→ The request: Repeat the listing exactly as given, omitting every image.
_ _ _ _ _
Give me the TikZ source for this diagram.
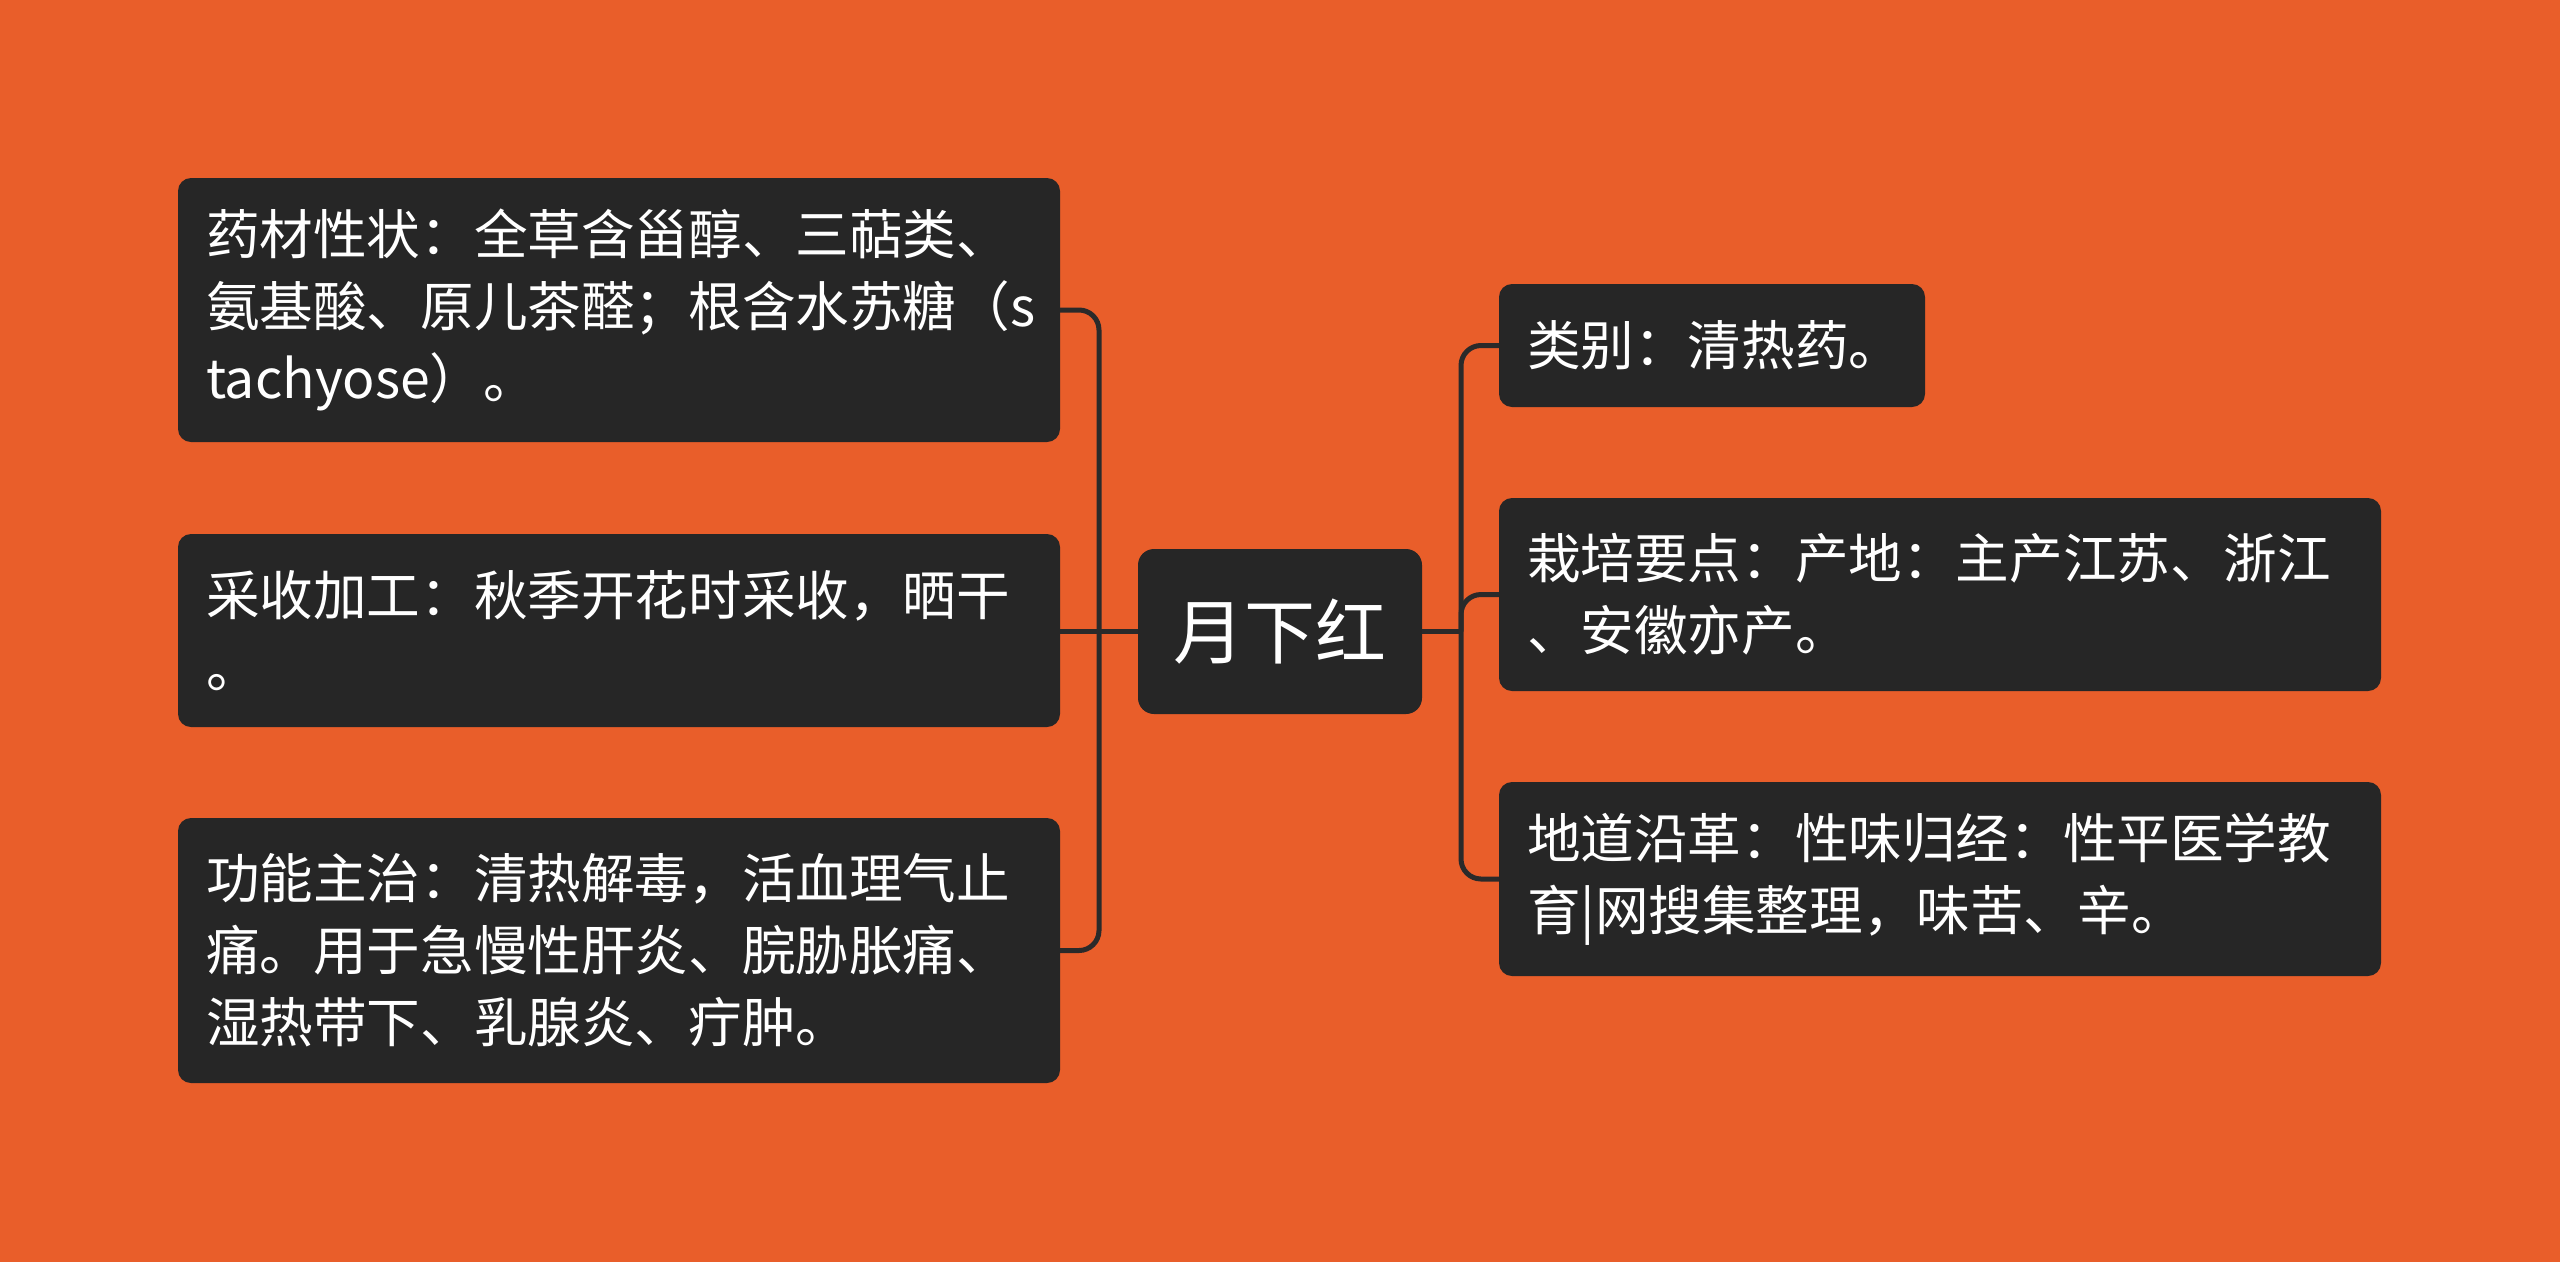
\documentclass[tikz,border=0pt]{standalone}
\usepackage{fontspec}
\setmainfont{Noto Sans CJK SC}
\definecolor{bgc}{HTML}{E95E2A}
\definecolor{boxc}{HTML}{262626}
\definecolor{linec}{HTML}{2A2A2A}
\begin{document}
\begin{tikzpicture}[x=1pt,y=-1pt,
  box/.style={fill=boxc, rounded corners=13pt, text=white, inner xsep=28pt, inner ysep=0pt,
    align=left, font=\fontsize{53.6}{72}\selectfont},
  root/.style={fill=boxc, rounded corners=16pt, text=white, inner sep=0pt,
    minimum width=284pt, minimum height=165pt, font=\fontsize{71}{80}\selectfont},
  conn/.style={draw=linec, line width=5pt, rounded corners=20pt}]
\fill[bgc] (0,0) rectangle (2560,1262);
\useasboundingbox (0,0) rectangle (2560,1262);

\node[root] (c) at (1280,631.5) {月下红};

\node[box, text width=826pt, minimum height=264pt] (l1) at (619,310)
  {药材性状：全草含甾醇、三萜类、\\氨基酸、原儿茶醛；根含水苏糖（s\\tachyose）。};
\node[box, text width=826pt, minimum height=193pt] (l2) at (619,630.5)
  {采收加工：秋季开花时采收，晒干\\。};
\node[box, text width=826pt, minimum height=265pt] (l3) at (619,950.5)
  {功能主治：清热解毒，活血理气止\\痛。用于急慢性肝炎、脘胁胀痛、\\湿热带下、乳腺炎、疔肿。};

\node[box, text width=370pt, minimum height=123pt] (r1) at (1712,345.5)
  {类别：清热药。};
\node[box, text width=826pt, minimum height=193pt] (r2) at (1940,594.5)
  {栽培要点：产地：主产江苏、浙江\\、安徽亦产。};
\node[box, text width=826pt, minimum height=194pt] (r3) at (1940,879)
  {地道沿革：性味归经：性平医学教\\育|网搜集整理，味苦、辛。};

\coordinate (tl) at (1099,631.5);
\coordinate (tr) at (1461,631.5);

\draw[conn] (l1.east) -| (l3.east -| tl) -- (l3.east);
\draw[conn] (c.west) -- (c.west -| l2.east);
\draw[conn] (r1.west) -| (r3.west -| tr) -- (r3.west);
\draw[conn] (c.east) -- (tr);
\draw[conn] (r2.west) -| (tr);
\end{tikzpicture}
\end{document}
_ _ _ _ _
→ Problem solution:
Give me the TikZ source for this diagram.
\documentclass[tikz,border=0pt]{standalone}
\usepackage{fontspec}
\setmainfont{Noto Sans CJK SC}
\definecolor{bgc}{HTML}{E95E2A}
\definecolor{boxc}{HTML}{262626}
\definecolor{linec}{HTML}{2A2A2A}
\begin{document}
\begin{tikzpicture}[x=1pt,y=-1pt,
  box/.style={fill=boxc, rounded corners=13pt, text=white, inner xsep=28pt, inner ysep=0pt,
    align=left, font=\fontsize{53.6}{72}\selectfont},
  root/.style={fill=boxc, rounded corners=16pt, text=white, inner sep=0pt,
    minimum width=284pt, minimum height=165pt, font=\fontsize{71}{80}\selectfont},
  conn/.style={draw=linec, line width=5pt, rounded corners=20pt}]
\fill[bgc] (0,0) rectangle (2560,1262);
\useasboundingbox (0,0) rectangle (2560,1262);

\node[root] (c) at (1280,631.5) {月下红};

\node[box, text width=826pt, minimum height=264pt] (l1) at (619,310)
  {药材性状：全草含甾醇、三萜类、\\氨基酸、原儿茶醛；根含水苏糖（s\\tachyose）。};
\node[box, text width=826pt, minimum height=193pt] (l2) at (619,630.5)
  {采收加工：秋季开花时采收，晒干\\。};
\node[box, text width=826pt, minimum height=265pt] (l3) at (619,950.5)
  {功能主治：清热解毒，活血理气止\\痛。用于急慢性肝炎、脘胁胀痛、\\湿热带下、乳腺炎、疔肿。};

\node[box, text width=370pt, minimum height=123pt] (r1) at (1712,345.5)
  {类别：清热药。};
\node[box, text width=826pt, minimum height=193pt] (r2) at (1940,594.5)
  {栽培要点：产地：主产江苏、浙江\\、安徽亦产。};
\node[box, text width=826pt, minimum height=194pt] (r3) at (1940,879)
  {地道沿革：性味归经：性平医学教\\育|网搜集整理，味苦、辛。};

\coordinate (tl) at (1099,631.5);
\coordinate (tr) at (1461,631.5);

\draw[conn] (l1.east) -| (l3.east -| tl) -- (l3.east);
\draw[conn] (c.west) -- (c.west -| l2.east);
\draw[conn] (r1.west) -| (r3.west -| tr) -- (r3.west);
\draw[conn] (c.east) -- (tr);
\draw[conn] (r2.west) -| (tr);
\end{tikzpicture}
\end{document}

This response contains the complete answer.